» **What is asked**:
Retype word for word the first line of the listing and each line after it up to the line with "import * as", with the pictures taken out.

» **Source material**:

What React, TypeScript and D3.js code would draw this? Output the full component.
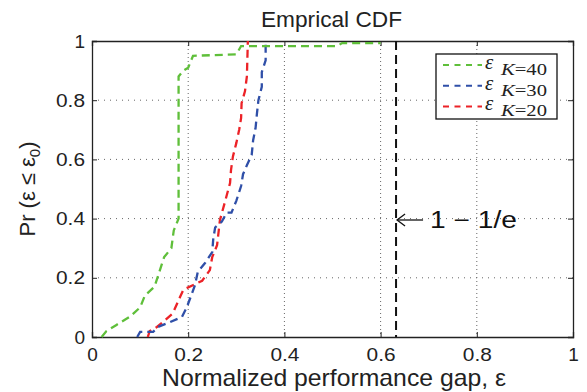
import React, { useRef, useEffect } from "react";
import * as d3 from "d3";

// CDF points: [gap, probability]
const curveK40: [number, number][] = [
  [0.02, 0.0], [0.03, 0.02], [0.05, 0.04], [0.08, 0.07], [0.1, 0.1], [0.11, 0.14],
  [0.13, 0.17], [0.14, 0.22], [0.15, 0.27], [0.165, 0.3], [0.17, 0.36], [0.18, 0.4],
  [0.18, 0.88], [0.19, 0.9], [0.2, 0.91], [0.21, 0.95], [0.3, 0.955], [0.31, 0.983],
  [0.51, 0.983], [0.52, 0.993], [0.6, 0.993],
];
const curveK30: [number, number][] = [
  [0.094, 0.0], [0.1, 0.017], [0.127, 0.017], [0.137, 0.034], [0.162, 0.05], [0.187, 0.068],
  [0.197, 0.1], [0.208, 0.148], [0.214, 0.175], [0.22, 0.22], [0.235, 0.25], [0.25, 0.287],
  [0.252, 0.33], [0.256, 0.37], [0.27, 0.39], [0.28, 0.42], [0.29, 0.42], [0.3, 0.46],
  [0.31, 0.51], [0.314, 0.55], [0.322, 0.58], [0.332, 0.615], [0.335, 0.665], [0.34, 0.705],
  [0.343, 0.756], [0.346, 0.8], [0.353, 0.845], [0.353, 0.895], [0.361, 0.935], [0.361, 1.0],
];
const curveK20: [number, number][] = [
  [0.116, 0.0], [0.12, 0.02], [0.135, 0.034], [0.152, 0.057], [0.168, 0.08], [0.183, 0.135],
  [0.19, 0.16], [0.229, 0.19], [0.245, 0.226], [0.25, 0.27], [0.26, 0.31], [0.266, 0.395],
  [0.277, 0.46], [0.287, 0.52], [0.289, 0.564], [0.293, 0.61], [0.3, 0.655], [0.306, 0.7],
  [0.31, 0.74], [0.311, 0.79], [0.318, 0.83], [0.322, 0.88], [0.324, 1.0],
];

const series = [
  { name: "40", color: "#5fbf3a", points: curveK40 },
  { name: "30", color: "#2f4fa8", points: curveK30 },
  { name: "20", color: "#ec2227", points: curveK20 },
];

const xTicks = [0, 0.2, 0.4, 0.6, 0.8, 1];
const yTicks = [0, 0.2, 0.4, 0.6, 0.8, 1];
const bound = 1 - 1 / Math.E;

const App = () => {
  const svgRef = useRef<SVGSVGElement>(null);

  useEffect(() => {
    const W = 587, H = 392;
    const margin = { top: 41, right: 14, bottom: 55, left: 92 };
    const width = W - margin.left - margin.right;
    const height = H - margin.top - margin.bottom;
    const font = "'Liberation Sans', Arial, sans-serif";

    const svg = d3.select(svgRef.current);
    svg.selectAll("*").remove();
    svg.attr("width", W).attr("height", H).style("background", "#fff");

    const g = svg.append("g").attr("transform", `translate(${margin.left},${margin.top})`);

    const x = d3.scaleLinear().domain([0, 1]).range([0, width]);
    const y = d3.scaleLinear().domain([0, 1]).range([height, 0]);

    // dotted grid
    g.selectAll(".gx").data(xTicks.slice(1, -1)).enter().append("line")
      .attr("x1", (d) => x(d)).attr("x2", (d) => x(d)).attr("y1", 0).attr("y2", height)
      .attr("stroke", "#666").attr("stroke-width", 1).attr("stroke-dasharray", "1,3");
    g.selectAll(".gy").data(yTicks.slice(1, -1)).enter().append("line")
      .attr("y1", (d) => y(d)).attr("y2", (d) => y(d)).attr("x1", 0).attr("x2", width)
      .attr("stroke", "#666").attr("stroke-width", 1).attr("stroke-dasharray", "1,5");

    // axes, ticks inside like matlab
    const xAxis = g.append("g").attr("transform", `translate(0,${height})`)
      .call(d3.axisBottom(x).tickValues(xTicks).tickSize(-5).tickPadding(11).tickFormat(d3.format("~g")));
    const yAxis = g.append("g")
      .call(d3.axisLeft(y).tickValues(yTicks).tickSize(-5).tickPadding(7).tickFormat(d3.format("~g")));
    g.append("g").call(d3.axisTop(x).tickValues(xTicks).tickSize(-5).tickFormat(() => ""));
    g.append("g").attr("transform", `translate(${width},0)`)
      .call(d3.axisRight(y).tickValues(yTicks).tickSize(-5).tickFormat(() => ""));
    g.selectAll(".domain").attr("stroke", "#222").attr("stroke-width", 1.3);
    g.selectAll(".tick line").attr("stroke", "#222");
    [xAxis, yAxis].forEach((a) =>
      a.selectAll("text").attr("font-family", font).attr("font-size", 19).attr("fill", "#222")
        .each(function (d: any) {
          if (d !== 0 && d !== 1) d3.select(this).attr("textLength", 29).attr("lengthAdjust", "spacingAndGlyphs");
        }));

    // 1 - 1/e line
    g.append("line")
      .attr("x1", x(bound)).attr("x2", x(bound)).attr("y1", y(1)).attr("y2", y(0))
      .attr("stroke", "#111").attr("stroke-width", 2).attr("stroke-dasharray", "9,5");

    const line = d3.line<[number, number]>().x((d) => x(d[0])).y((d) => y(d[1]));
    series.slice().reverse().forEach((s) => {
      g.append("path").datum(s.points).attr("d", line)
        .attr("fill", "none").attr("stroke", s.color).attr("stroke-width", 2.3)
        .attr("stroke-dasharray", "8,5");
    });

    // annotation
    const ay = 220 - margin.top;
    g.append("line").attr("x1", x(bound) + 1).attr("x2", x(bound) + 27).attr("y1", ay).attr("y2", ay)
      .attr("stroke", "#111").attr("stroke-width", 1.3);
    g.append("path")
      .attr("d", `M${x(bound) + 9},${ay - 6} L${x(bound) + 1},${ay} L${x(bound) + 9},${ay + 6}`)
      .attr("fill", "none").attr("stroke", "#111").attr("stroke-width", 1.3);
    g.append("text").attr("x", 430 - margin.left).attr("y", 228 - margin.top)
      .attr("font-family", font).attr("font-size", 23).attr("fill", "#111")
      .attr("textLength", 87).attr("lengthAdjust", "spacingAndGlyphs")
      .text("1 \u2212 1/e");

    // legend
    const lg = svg.append("g").attr("transform", `translate(436,54)`);
    lg.append("rect").attr("width", 121).attr("height", 65)
      .attr("fill", "#fff").attr("stroke", "#111").attr("stroke-width", 1.3);
    const serif = "'Liberation Serif', 'Times New Roman', serif";
    series.forEach((s, i) => {
      const ly = 11 + i * 20.7;
      lg.append("line").attr("x1", 7).attr("x2", 46).attr("y1", ly).attr("y2", ly)
        .attr("stroke", s.color).attr("stroke-width", 2).attr("stroke-dasharray", "6,5.5");
      const t = lg.append("text").attr("x", 49).attr("y", ly + 4).attr("font-family", serif)
        .attr("fill", "#222");
      t.append("tspan").attr("font-size", 21).attr("font-style", "italic").text("\u03b5");
      t.append("tspan").attr("x", 65).attr("dy", 6).attr("font-size", 16)
        .attr("textLength", 46).attr("lengthAdjust", "spacingAndGlyphs")
        .html(`<tspan font-style="italic">K</tspan>=${s.name}`);
    });

    // title and labels
    svg.append("text").attr("x", 261).attr("y", 27)
      .attr("font-family", font).attr("font-size", 22).attr("fill", "#222")
      .attr("textLength", 141).attr("lengthAdjust", "spacingAndGlyphs").text("Emprical CDF");
    svg.append("text").attr("x", 162).attr("y", 386)
      .attr("font-family", font).attr("font-size", 24).attr("fill", "#222")
      .attr("textLength", 344).attr("lengthAdjust", "spacingAndGlyphs")
      .text("Normalized performance gap, \u03b5");
    const yl = svg.append("text").attr("transform", `translate(35,${margin.top + height / 2}) rotate(-90)`)
      .attr("text-anchor", "middle").attr("font-family", font).attr("font-size", 22).attr("fill", "#222");
    yl.append("tspan").text("Pr (\u03b5 \u2264 \u03b5");
    yl.append("tspan").attr("dy", 5).attr("font-size", 15).text("0");
    yl.append("tspan").attr("dy", -5).text(")");
  }, []);

  return <svg ref={svgRef} style={{ position: "absolute", left: 0, top: 0 }}></svg>;
};

export default App;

» **Written response**:
What React, TypeScript and D3.js code would draw this? Output the full component.
import React, { useRef, useEffect } from "react";
import * as d3 from "d3";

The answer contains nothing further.